Dubois gestured down the corridor. “Come.”

They moved as directed. No conversation. No comfort. The women held themselves apart, each step stiff. Two officers led in front, two more close behind. The Hightower’s marble floors gleamed under the harsh light, polished to sterility, suddenly clinical instead of grand.

Daniel brought up the rear, deliberately slowing his stride so his footsteps echoed. He was letting them hear him, Lila realized. Every measured stride a reminder that someone else was watching.

Her own steps were softer, more exact, the kind of careful rhythm she used when navigating excavation sites, place foot, shift weight, balance. The notebook pressed tight to her chest felt almost absurd, like it could somehow shield her from whatever came next. She thought briefly about how ridiculous she must look, clutching it like armor, but still she couldn’t let go.

The officers drew a few paces ahead, their cadence brisk enough to swallow any softer sounds behind them. That was when she sensed him draw closer. Daniel quickened, falling into stride beside her. Not close enough to touch, but close enough she felt the awareness of him, the steady blue of his gaze, the curve of his mouth.

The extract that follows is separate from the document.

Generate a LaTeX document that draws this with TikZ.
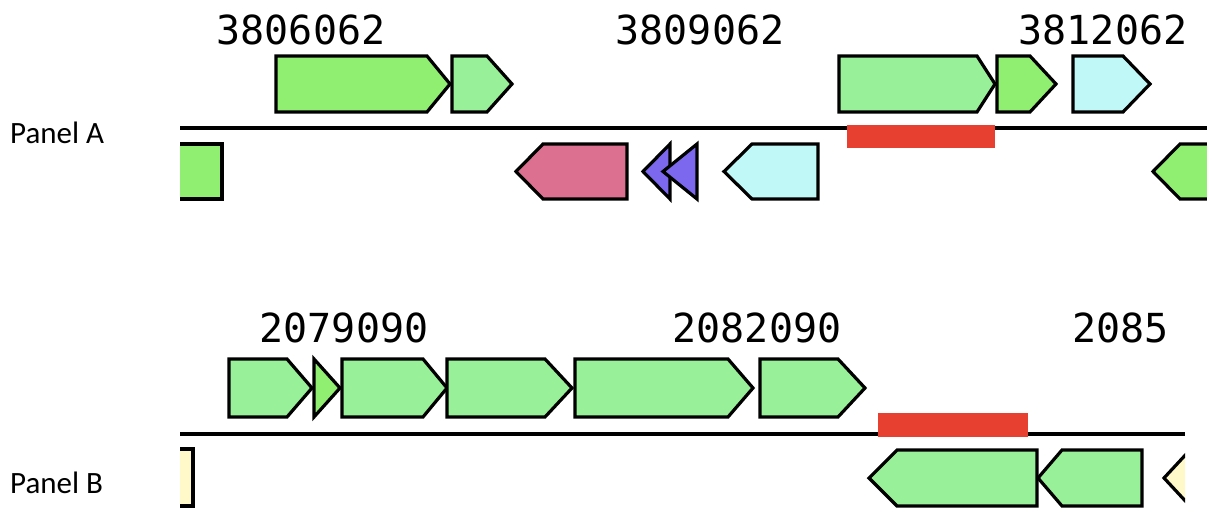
\documentclass[tikz,border=0pt]{standalone}
\usepackage{fontspec}
\setmainfont{Carlito}
\newfontfamily\rulerfont{DejaVu Sans Mono}
\usepackage{tikz}
\definecolor{brightgreen}{RGB}{144,238,112}
\definecolor{palegreen}{RGB}{152,240,152}
\definecolor{palecyan}{RGB}{192,248,248}
\definecolor{rosepink}{RGB}{220,112,144}
\definecolor{slateblue}{RGB}{123,104,238}
\definecolor{hitred}{RGB}{232,64,48}
\definecolor{lemon}{RGB}{255,248,200}
\tikzset{
  gene/.style={draw=black, line width=3.2pt, line join=miter},
  strand/.style={draw=black, line width=3.2pt},
  hit/.style={fill=hitred, draw=none},
  ruler/.style={font=\rulerfont\fontsize{40}{40}\selectfont, inner sep=0pt},
  panel/.style={font=\fontsize{31}{37}\selectfont, inner sep=0pt, anchor=west}
}

\begin{document}
\begin{tikzpicture}[x=1pt,y=-1pt]
\useasboundingbox (0,0) rectangle (1207,510);

\node[panel] (pA) at (10,133) {Panel A};
\node[panel] (pB) at (10,483) {Panel B};

% panel A
\begin{scope}
\clip (180,0) rectangle (1207,215);
\node[ruler] (a0) at (301,30) {3806062};
\node[ruler] (a1) at (700,30) {3809062};
\node[ruler] (a2) at (1103,30) {3812062};

\draw[strand] (180,128) -- (1210,128);
\fill[hit] (847,125) rectangle (995,148);

\draw[gene, fill=brightgreen] (276,56) -- (427,56) -- (450,84) -- (427,112) -- (276,112) -- cycle;
\draw[gene, fill=palegreen] (452,56) -- (487,56) -- (512,84) -- (487,112) -- (452,112) -- cycle;
\draw[gene, fill=palegreen] (839,56) -- (977,56) -- (995,84) -- (977,112) -- (839,112) -- cycle;
\draw[gene, fill=brightgreen] (997,56) -- (1030,56) -- (1056,84) -- (1030,112) -- (997,112) -- cycle;
\draw[gene, fill=palecyan] (1073,56) -- (1123,56) -- (1150,84) -- (1123,112) -- (1073,112) -- cycle;

\draw[gene, fill=brightgreen] (170,144) -- (222,144) -- (222,199) -- (170,199) -- cycle;
\draw[gene, fill=rosepink] (516,171.5) -- (543,144) -- (627,144) -- (627,199) -- (543,199) -- cycle;
\draw[gene, fill=slateblue] (643,171.5) -- (670,144) -- (670,199) -- cycle;
\draw[gene, fill=slateblue] (663,171.5) -- (697,144) -- (697,199) -- cycle;
\draw[gene, fill=palecyan] (724,171.5) -- (752,144) -- (818,144) -- (818,199) -- (752,199) -- cycle;
\draw[gene, fill=brightgreen] (1153,171.5) -- (1180,144) -- (1230,144) -- (1230,199) -- (1180,199) -- cycle;
\end{scope}

% panel B
\begin{scope}
\clip (180,300) rectangle (1185,510);
\node[ruler] (b0) at (344,328) {2079090};
\node[ruler] (b1) at (757,328) {2082090};
\node[ruler, anchor=west] (b2) at (1072,328) {2085};

\draw[strand] (180,434) -- (1185,434);
\fill[hit] (878,413) rectangle (1028,437);

\draw[gene, fill=palegreen] (229,359) -- (287,359) -- (312,388) -- (287,417) -- (229,417) -- cycle;
\draw[gene, fill=brightgreen] (314,359) -- (340,388) -- (314,417) -- cycle;
\draw[gene, fill=palegreen] (342,359) -- (423,359) -- (447,388) -- (423,417) -- (342,417) -- cycle;
\draw[gene, fill=palegreen] (447,359) -- (545,359) -- (572,388) -- (545,417) -- (447,417) -- cycle;
\draw[gene, fill=palegreen] (575,359) -- (728,359) -- (753,388) -- (728,417) -- (575,417) -- cycle;
\draw[gene, fill=palegreen] (760,359) -- (838,359) -- (865,388) -- (838,417) -- (760,417) -- cycle;

\draw[gene, fill=lemon] (170,449) -- (193,449) -- (193,506) -- (170,506) -- cycle;
\draw[gene, fill=palegreen] (869,478) -- (897,450) -- (1037,450) -- (1037,506) -- (897,506) -- cycle;
\draw[gene, fill=palegreen] (1038,478) -- (1062,450) -- (1142,450) -- (1142,506) -- (1062,506) -- cycle;
\draw[gene, fill=lemon] (1164,478) -- (1190,450) -- (1230,450) -- (1230,506) -- (1190,506) -- cycle;
\end{scope}

\end{tikzpicture}
\end{document}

Her knuckles whitened around the spine of her notebook. They both looked forward, as if refusing to acknowledge how this was all deeply weird.

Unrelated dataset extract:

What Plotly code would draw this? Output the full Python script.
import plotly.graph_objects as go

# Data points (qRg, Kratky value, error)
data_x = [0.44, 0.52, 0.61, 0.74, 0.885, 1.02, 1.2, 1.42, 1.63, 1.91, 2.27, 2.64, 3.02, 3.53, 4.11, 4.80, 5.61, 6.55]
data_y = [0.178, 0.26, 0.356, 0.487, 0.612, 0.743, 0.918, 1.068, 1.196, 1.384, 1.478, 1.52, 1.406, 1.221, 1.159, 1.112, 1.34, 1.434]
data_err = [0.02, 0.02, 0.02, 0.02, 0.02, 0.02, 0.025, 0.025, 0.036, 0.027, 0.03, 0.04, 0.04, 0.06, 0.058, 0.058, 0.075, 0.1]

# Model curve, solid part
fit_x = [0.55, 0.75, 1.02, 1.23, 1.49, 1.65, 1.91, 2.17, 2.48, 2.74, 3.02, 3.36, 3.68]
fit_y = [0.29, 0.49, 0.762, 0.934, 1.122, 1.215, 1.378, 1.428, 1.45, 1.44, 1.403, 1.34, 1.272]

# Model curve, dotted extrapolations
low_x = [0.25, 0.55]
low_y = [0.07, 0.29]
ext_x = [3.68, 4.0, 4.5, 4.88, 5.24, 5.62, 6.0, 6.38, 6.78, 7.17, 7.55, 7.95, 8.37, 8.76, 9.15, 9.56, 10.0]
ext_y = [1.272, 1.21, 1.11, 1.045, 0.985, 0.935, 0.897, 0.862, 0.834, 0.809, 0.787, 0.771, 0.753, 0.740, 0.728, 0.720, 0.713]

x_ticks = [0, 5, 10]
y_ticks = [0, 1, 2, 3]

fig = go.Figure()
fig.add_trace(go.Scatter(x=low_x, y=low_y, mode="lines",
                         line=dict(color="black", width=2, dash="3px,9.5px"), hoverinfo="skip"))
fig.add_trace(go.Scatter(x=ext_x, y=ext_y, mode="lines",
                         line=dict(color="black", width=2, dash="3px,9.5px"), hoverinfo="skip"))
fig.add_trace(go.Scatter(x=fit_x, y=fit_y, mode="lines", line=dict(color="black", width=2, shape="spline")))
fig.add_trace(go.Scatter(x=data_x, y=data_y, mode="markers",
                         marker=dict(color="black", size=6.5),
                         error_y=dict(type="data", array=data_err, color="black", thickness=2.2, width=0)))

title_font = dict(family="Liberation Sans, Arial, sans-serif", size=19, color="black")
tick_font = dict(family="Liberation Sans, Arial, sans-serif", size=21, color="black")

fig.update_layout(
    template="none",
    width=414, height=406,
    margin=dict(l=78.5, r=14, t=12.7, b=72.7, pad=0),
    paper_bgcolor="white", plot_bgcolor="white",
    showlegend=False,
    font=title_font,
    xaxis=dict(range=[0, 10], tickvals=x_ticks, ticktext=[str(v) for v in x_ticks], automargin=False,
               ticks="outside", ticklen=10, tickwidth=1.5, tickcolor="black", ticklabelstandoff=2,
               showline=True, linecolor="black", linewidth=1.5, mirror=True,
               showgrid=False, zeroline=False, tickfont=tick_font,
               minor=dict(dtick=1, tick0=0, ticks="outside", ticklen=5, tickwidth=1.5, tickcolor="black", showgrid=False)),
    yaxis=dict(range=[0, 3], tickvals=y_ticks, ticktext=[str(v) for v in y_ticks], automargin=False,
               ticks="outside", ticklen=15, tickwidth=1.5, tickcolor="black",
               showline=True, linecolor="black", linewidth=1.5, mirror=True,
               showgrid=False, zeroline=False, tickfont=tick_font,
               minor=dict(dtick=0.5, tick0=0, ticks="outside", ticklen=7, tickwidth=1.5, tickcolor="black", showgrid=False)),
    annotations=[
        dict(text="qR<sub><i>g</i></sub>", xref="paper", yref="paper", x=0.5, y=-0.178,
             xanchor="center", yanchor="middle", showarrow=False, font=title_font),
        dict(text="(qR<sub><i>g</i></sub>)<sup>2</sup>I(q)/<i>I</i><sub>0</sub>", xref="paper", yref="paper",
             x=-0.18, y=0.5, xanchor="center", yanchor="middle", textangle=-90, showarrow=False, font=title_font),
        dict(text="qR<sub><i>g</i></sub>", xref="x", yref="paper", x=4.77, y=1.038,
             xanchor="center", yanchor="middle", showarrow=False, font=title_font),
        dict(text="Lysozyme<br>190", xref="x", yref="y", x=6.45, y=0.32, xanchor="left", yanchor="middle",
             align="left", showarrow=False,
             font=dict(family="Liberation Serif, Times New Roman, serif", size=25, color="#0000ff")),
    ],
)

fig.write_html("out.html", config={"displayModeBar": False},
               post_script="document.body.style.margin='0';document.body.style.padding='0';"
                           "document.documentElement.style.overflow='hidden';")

“I believe,” Daniel murmured, pitched for her alone, “that we missed the proper introductions.”

Lila blinked. For one disorienting second, the sheer incongruity of it nearly tipped her balance. Stolen relics and scandal biting at her heels, and the man wanted to introduce himself. It was so absurd she almost laughed, except nothing about this felt funny.

Instead, she cleared her throat, which came out squeakier than intended. “Um. I…yes. I suppose so.”

He offered a half-smile. Crooked, almost shy. The sort of expression that didn’t fit neatly with the tall, tuxedoed Duke who’d just stormed into a room like a thunderclap.

“Daniel Harrowind,” he said, quieter now than he’d been in the chaos earlier. “Duke of Eastmoor.”

Her pulse fluttered. It seemed only fair to match his formality, though it came out like a blurting. “Lila Singh. Rajkumari of Indravash.”

His gaze flicked toward her notebook. “Do you always carry that?”

Heat rose up her neck. “Yes, unfortunately. It helps me think. Literally.” She realized how ridiculous that sounded only after it was out.

“Shield, or research?” he asked, as if the question were perfectly logical.

“Both,” she whispered. “Depends on the circumstances.”

The grin that spread across his face looked unguarded now, warmer than it should have been in a hallway patrolled by police. “Sounds useful. I’ll remember to bring my own next time.”

She bit her lip, finally brave enough to let a grin slip back. “You’re not what I expected from a Duke, you know.”

“Likewise, Rajkumari,” he said, his voice soft but teasing. “No headdress. Not even a dramatic faint.”

She gave a surprised shrug. “I left my fainting couch at home.”

His head tilted, eyes crinkling. “We’ll have to improvise. I can always catch you.”

Her chuckle came unbidden, bright and a little incredulous. Delight, really, because who joked like this, here of all places?

His face turned solemn. “You were magnificent, you know. Back there at the dining table.”

Her heart gave a startled kick. Magnificent? No one had ever used that word for her, not even when she had successfully dug up a particularly well-preserved temple frieze. She ducked her head, heat rising, and muttered something utterly silly like, “I’m better with digging than public speaking.”

“Good,” he said without missing a beat. “Then we clearly need you on our excavation team. We’re going to need one if we want to find out the truth.”

She huffed out a nervous laugh, and then, because humor was safer than sincerity, stage-whispered, “If you can define stratigraphy in under ten words, I’ll consider the alliance.”

He blinked, thought for half a beat, then leaned in, conspiratorial. “Layers, timelines, and people’s bad decisions, mostly buried.”

Lila stared at him, delighted, utterly undone. Nobody, nobody, ever tried to joke about stratigraphy. She had to remember to write that down, just to prove the moment had actually happened.